Seçim değerlendirmesi..

Herkesin merakla beklediği genel seçimler en nihayetinde sonuçlandı. Sonuçlara göre Ak Parti % 50 ile şampiyon oldu.

Aslına bakılırsa insanların, Ak Parti'ye oy vermesi hayatlarından memnun olduğunu göstermiyor, sadece umut olarak görmek istiyor, güç olarak görüyor nemalanmak istiyor. Varolan oyların ne halkın salaklığıyla  ne de memnun olmalarıyla ilgisi var.

Dillerde dolaşan birde şu "iki kişiden biri Ak Parti'ye oy verdi " sözü varki, bunu en başta oturanlar bile ağızlarına sakız ettiler. Hayır her iki kişiden biri Ak Parti'ye oy vermedi şöyleki; seçime katılım oranı %86'dır. Ak Parti bunun % 50'sini almıştır yani gerçek oran %43'tür.
Haa küçümsenmeyecek bir rakamdır saygıyla(!)..

2007 seçimlerine bir göz atarsak % 47 oy alarak 341 milletvekili çıkaran Ak Parti, ne yazık ki 2011 seçimlerinde % 50 oranında oy almasına rağmen koltuk sayısını - 15 ile 326 lara düşürmüştür. Bu durumda Ak Parti'nin aslında düşüş gösterdiğinin resmidir.

Cumhuriyet Halk Partisi ise, yeni başkanına alışmaya çalıştığı süreçte, parti içinde yeniden yapılandırmaların sıkıntılarını yaşamasına rağmen bu değişim aşamasında ve kısa bir zamanda meclisteki koltuk sayısını +20 arttırarak özünde seçimin galibi olmuştur.

Milliyetçi Hareket Partisi kendilerine kurulan tüm komplolara, tuzaklara, skandallara, kasetlere rağmen  milliyetçi durşunu bozmamış, parti içinde ayıklamalar yapmış, bu konuda ne partilisine zarar getirtmiş nede savunmuştur olanları.. Sn. Devlet Bahçeli bu kadar geniş ve atılgan bir topluluğu hiç sorunsuz kontrol altında tutmayı başarmış bu kadar sıkıntıya rağmen de barajı aşarak 54 vekil çıkarmıştır.

Diğer bir taraftan unuttuğumuz daha doğrusu atladığımız bir durum vardır ki en tehlikelisidir.. Bizler burada Ak Parti - CHP - MHP diye konuşurken bağımsızlar (dolayısıyla Öcalan) oylarını ve meclisteki milletvekili sayısını arttırmıştır.
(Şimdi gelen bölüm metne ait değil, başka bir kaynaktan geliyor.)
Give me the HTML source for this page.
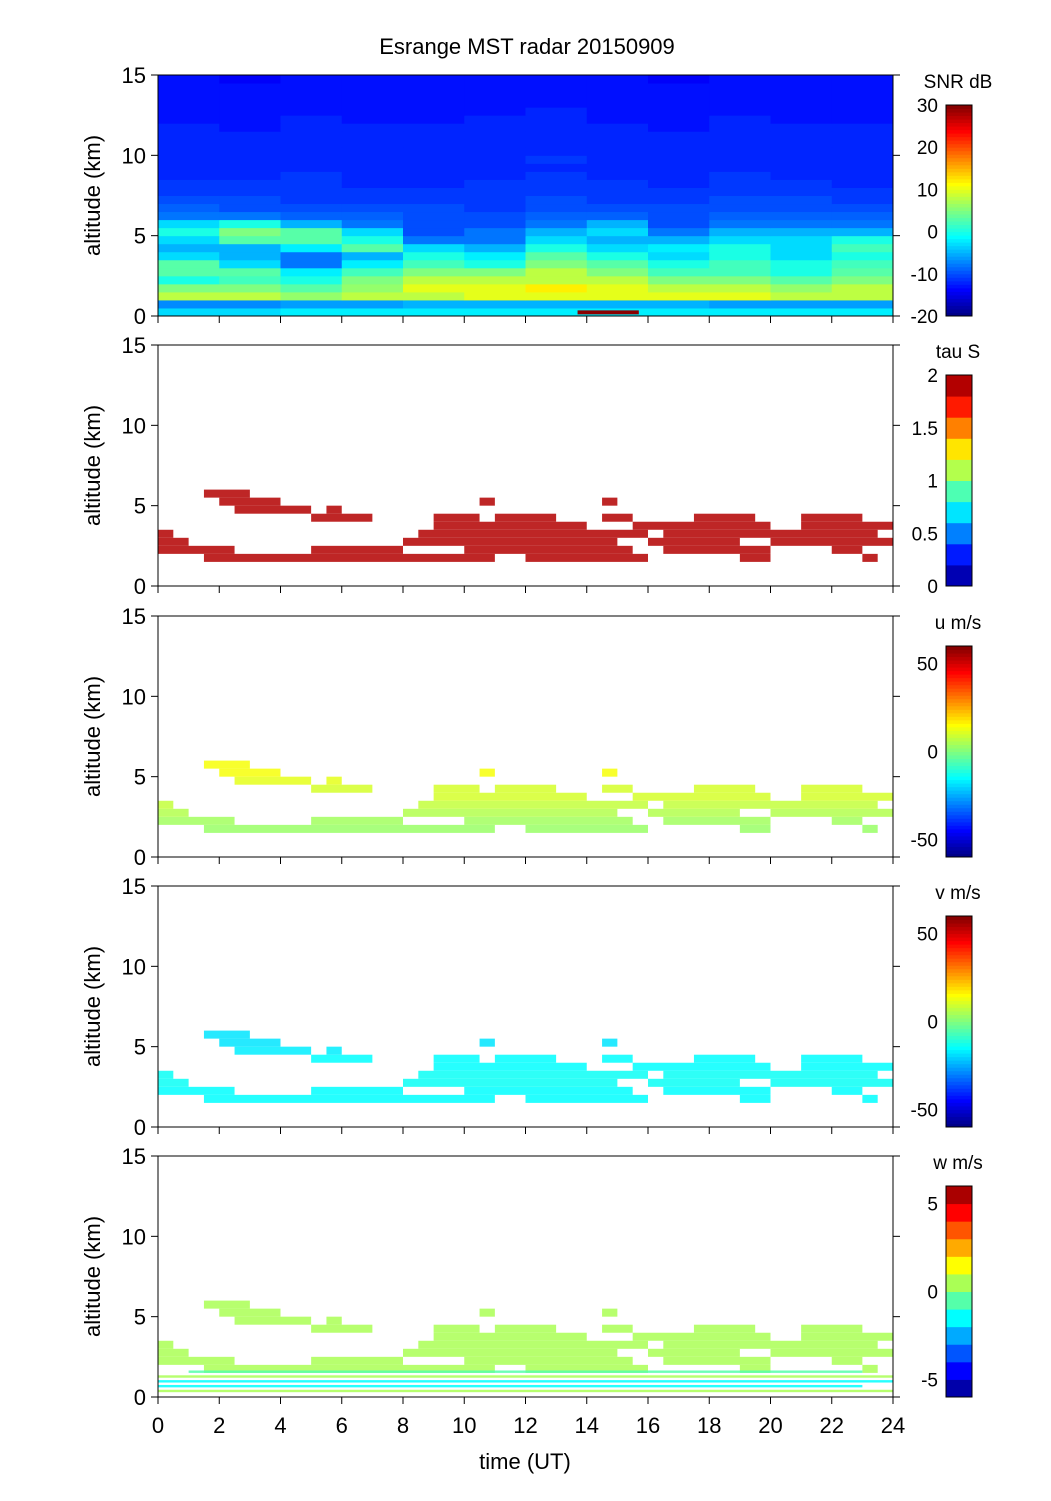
<!DOCTYPE html>
<html><head><meta charset="utf-8">
<style>
body{margin:0;background:#fff;}
svg{display:block;font-family:"Liberation Sans",Arial,sans-serif;}
</style></head>
<body>
<svg id="chart" width="1051" height="1501" viewBox="0 0 1051 1501" xmlns="http://www.w3.org/2000/svg">
<rect width="1051" height="1501" fill="#fff"/>
<text x="527" y="54" font-size="22" text-anchor="middle">Esrange MST radar 20150909</text>
<text x="525" y="1469" font-size="22" text-anchor="middle">time (UT)</text>
</svg>
<script>
// ---- data ----
const hourTicks=[0,2,4,6,8,10,12,14,16,18,20,22,24];
const altTicks=[0,5,10,15];
// SNR (dB) grid: rows 0.5 km from 0 km upward, columns 2-hour bins
const snrRows=[
[-3,-3,-2,-2,-2,-2,-2,-2,-2,-2,-2,-2],
[-7,-7,-6,-6,-5,-5,-5,-5,-5,-6,-6,-6],
[8,8,6,8,8,10,10,10,10,10,8,8],
[5,5,3,6,10,10,12,10,8,8,6,8],
[0,2,0,5,8,8,8,8,5,5,3,5],
[3,3,-2,2,5,5,8,5,2,2,0,3],
[3,-3,-8,-2,2,0,5,3,0,2,0,2],
[-3,-5,-8,-5,0,-2,3,0,-3,0,-3,0],
[-5,-5,-2,3,-3,-5,0,-3,-2,0,-3,2],
[-3,3,3,0,-8,-8,-3,-5,-5,-3,-3,0],
[0,5,3,-3,-10,-8,-5,-3,-8,-5,-5,-5],
[-3,0,-5,-8,-10,-10,-8,-5,-10,-8,-8,-8],
[-8,-8,-9,-9,-10,-10,-9,-9,-10,-9,-9,-9],
[-9,-10,-10,-10,-10,-11,-10,-10,-10,-10,-10,-10],
[-10,-10,-11,-11,-11,-11,-10,-11,-11,-10,-10,-11],
[-11,-11,-11,-11,-11,-11,-11,-11,-11,-11,-11,-11],
[-11,-11,-11,-12,-12,-11,-11,-11,-12,-11,-11,-12],
[-12,-12,-11,-12,-12,-12,-11,-12,-12,-11,-12,-12],
[-12,-12,-12,-12,-12,-12,-12,-12,-12,-12,-12,-12],
[-12,-12,-12,-12,-12,-12,-11,-12,-12,-12,-12,-12],
[-12,-12,-12,-12,-12,-12,-12,-12,-12,-12,-12,-12],
[-12,-12,-12,-12,-12,-12,-12,-12,-12,-12,-12,-12],
[-12,-12,-12,-12,-12,-12,-12,-12,-12,-12,-12,-12],
[-12,-13,-12,-12,-12,-12,-12,-12,-13,-12,-12,-12],
[-13,-13,-12,-13,-13,-12,-12,-13,-13,-12,-13,-13],
[-13,-13,-13,-13,-13,-13,-12,-13,-13,-13,-13,-13],
[-13,-13,-13,-13,-13,-13,-13,-13,-13,-13,-13,-13],
[-13,-13,-13,-13,-13,-13,-13,-13,-13,-13,-13,-13],
[-13,-13,-13,-13,-13,-13,-13,-13,-13,-13,-13,-13],
[-13,-14,-13,-13,-13,-13,-13,-13,-14,-13,-13,-13]
];
// echo layers: altitude bin base (km, 0.5 km thick) and time segments (h)
const layerAlts=[1.5,2.0,2.5,3.0,3.5,4.0,4.5,5.0,5.5];
const layerSegs=[
[[1.5,11],[12,16],[19,20],[23,23.5]],
[[0,2.5],[5,8],[10,15.5],[16.5,20],[22,23]],
[[0,1],[8,15],[16,19],[20,24]],
[[0,0.5],[8.5,16],[16.5,23.5]],
[[9,14],[15.5,20],[21,24]],
[[5,7],[9,10.5],[11,13],[14.5,15.5],[17.5,19.5],[21,23]],
[[2.5,5],[5.5,6]],
[[2,4],[10.5,11],[14.5,15]],
[[1.5,3]]
];
const tauByLayer=[1.9,1.9,2,2,2,2,2,1.9,1.9];
const uByLayer=[3,4,6,8,10,10,12,14,14];
const vByLayer=[-15,-15,-14,-14,-15,-15,-17,-18,-18];
const wByLayer=[0,0,0.5,0,0,0,0.5,0,0];
// w panel extra low stripes
const wStripeAlts=[0.3,0.6,0.9,1.2,1.5];
const wStripeVals=[0,-2,-1.5,0,-1];
const wStripeSegs=[[[0,24]],[[0,23]],[[0,24]],[[0,24]],[[1,23]]];

// ---- axes ----
const X0=158,X1=893,PH=241;
const panelTops=[75,345,616,886,1156];
function xs(t){return X0+t*(X1-X0)/24;}
function ys(p,a){return panelTops[p]+(15-a)*PH/15;}
function jet(f){f=Math.max(0,Math.min(1,f));
 const r=Math.max(0,Math.min(1,1.5-Math.abs(4*f-3))),g=Math.max(0,Math.min(1,1.5-Math.abs(4*f-2))),b=Math.max(0,Math.min(1,1.5-Math.abs(4*f-1)));
 return `rgb(${Math.round(r*255)},${Math.round(g*255)},${Math.round(b*255)})`;}
function jetSteps(f,n){f=Math.max(0,Math.min(0.9999,f));return jet((Math.floor(f*n)+0.5)/n);}
const NS="http://www.w3.org/2000/svg";
const svg=document.getElementById('chart');
function mk(tag,attrs,parent){const e=document.createElementNS(NS,tag);for(const k in attrs)e.setAttribute(k,attrs[k]);(parent||svg).appendChild(e);return e;}

const panels=[
 {label:'SNR dB',min:-20,max:30,ticks:[-20,-10,0,10,20,30],steps:0,name:'snr'},
 {label:'tau S',min:0,max:2,ticks:[0,0.5,1,1.5,2],steps:10,name:'tau'},
 {label:'u m/s',min:-60,max:60,ticks:[-50,0,50],steps:0,name:'u'},
 {label:'v m/s',min:-60,max:60,ticks:[-50,0,50],steps:0,name:'v'},
 {label:'w m/s',min:-6,max:6,ticks:[-5,0,5],steps:12,name:'w'}
];
function col(p,v){const P=panels[p];const f=(v-P.min)/(P.max-P.min);return P.steps?jetSteps(f,P.steps):jet(f);}

// SNR heatmap
const g0=mk('g',{});


snrRows.forEach((row,i)=>{row.forEach((v,j)=>{
 const r=mk('rect',{x:xs(j*2),y:ys(0,(i+1)*0.5),width:xs(2)-xs(0)+0.5,height:ys(0,0)-ys(0,0.5)+0.5,fill:col(0,v)},g0);
 
 
});});
const bar=mk('rect',{x:xs(13.7),y:ys(0,0.35),width:xs(15.7)-xs(13.7),height:4,fill:'#8b0000'});



// layer panels
const layerVals=[null,tauByLayer,uByLayer,vByLayer,wByLayer];
for(let p=1;p<5;p++){
 const g=mk('g',{});
 
 
 layerAlts.forEach((a,i)=>{layerSegs[i].forEach(s=>{
  const r=mk('rect',{x:xs(s[0]),y:ys(p,a+0.5),width:xs(s[1])-xs(s[0]),height:ys(p,a)-ys(p,a+0.5),fill:col(p,layerVals[p][i]),'fill-opacity':0.85},g);
  
  
 });});
 if(p===4){wStripeAlts.forEach((a,i)=>{wStripeSegs[i].forEach(s=>{
  const r=mk('rect',{x:xs(s[0]),y:ys(p,a+0.15),width:xs(s[1])-xs(s[0]),height:ys(p,a)-ys(p,a+0.15),fill:col(p,wStripeVals[i]),'fill-opacity':0.85},g);
  
  
 });});}
}

// axes, ticks, colorbars
panels.forEach((P,p)=>{
 const top=panelTops[p],bot=top+PH;
 const ax=mk('rect',{x:X0,y:top,width:X1-X0,height:PH,fill:'none',stroke:'#000','stroke-width':1});
 
 
 altTicks.forEach(a=>{
  const y=ys(p,a);
  mk('line',{x1:X0-7,x2:X0,y1:y,y2:y,stroke:'#000'});
  mk('line',{x1:X1,x2:X1+7,y1:y,y2:y,stroke:'#000'});
  const t=mk('text',{x:X0-12,y:y+8,'font-size':22,'text-anchor':'end'});t.textContent=a;
  
  
 });
 hourTicks.forEach(h=>{mk('line',{x1:xs(h),x2:xs(h),y1:bot,y2:bot+7,stroke:'#000'});});
 const yt=mk('text',{x:0,y:0,'font-size':22,'text-anchor':'middle',transform:`translate(100,${top+PH/2}) rotate(-90)`});
 yt.textContent='altitude (km)';
 
 
 // colorbar
 const cbT=top+30,cbB=bot,cx=946,cw=26;
 const cg=mk('g',{});
 
 
 const n=P.steps||60;
 for(let k=0;k<n;k++){
  const y0=cbB-(k+1)*(cbB-cbT)/n;
  mk('rect',{x:cx,y:y0,width:cw,height:(cbB-cbT)/n+0.5,fill:jet((k+0.5)/n)},cg);
 }
 mk('rect',{x:cx,y:cbT,width:cw,height:cbB-cbT,fill:'none',stroke:'#000'},cg);
 P.ticks.forEach(v=>{
  const y=cbB-(v-P.min)/(P.max-P.min)*(cbB-cbT);
  const t=mk('text',{x:938,y:y+7,'font-size':19,'text-anchor':'end'},cg);t.textContent=v;
 });
 const lt=mk('text',{x:958,y:cbT-17,'font-size':19,'text-anchor':'middle'},cg);lt.textContent=P.label;
});
hourTicks.forEach(h=>{
 const t=mk('text',{x:xs(h),y:1405+28,'font-size':22,'text-anchor':'middle'});t.textContent=h;
 
 
});
</script>
</body></html>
Bizler oturduğumuz yerden "yok milletimizin %60'ı aptal, yok satılmış" diye konuşurken başka bir kesim iyice zekileşmiş ve meclise 30'un üzerinde milletvekili sokmayı başarmışlardır.

Öyle veya böyle Ak Parti her ne olursa olsun Anayasayı değiştirmeye kararlı. Bunun için ilk yapacağı şey referanduma gidip Anayasa değişikliği karar yeter sayısını 330'a indirmek olacaktır. Eğer diğer partilerle bu konuda uzlaşamazsa, mevcut 326 milletvekili -1 Meclis Başkanı (Meclis başkanları oy kullanamaz çünkü) 325 + 5 bağımsız milletvekiliyle Anayasa değişime hazırlanacaktır.  Tabiki bağımsız milletvekillerininin (Öcalan'ın) da bu durumdan  kendilerine pay çıkarması, nemalanması ve iktidarın da taviz vermesi kaçınılmaz olacaktır. Çünkü bağımsızlar (Öcalan)  Anayasanın şekillenmesinde en önemli konumda olacaklardır.. İşte asıl tehlikede budur..!!

Şu durumda  tüm partilerin aklı selim düşünüp, ülkenin ve yeni neslin geleceği için birlik ve beraberlik içerisinde, milletin menfaatlerini koruyarak, yapılacak olan Anayasa değişikliği kararlarına ortak olmaları gerekmektedir.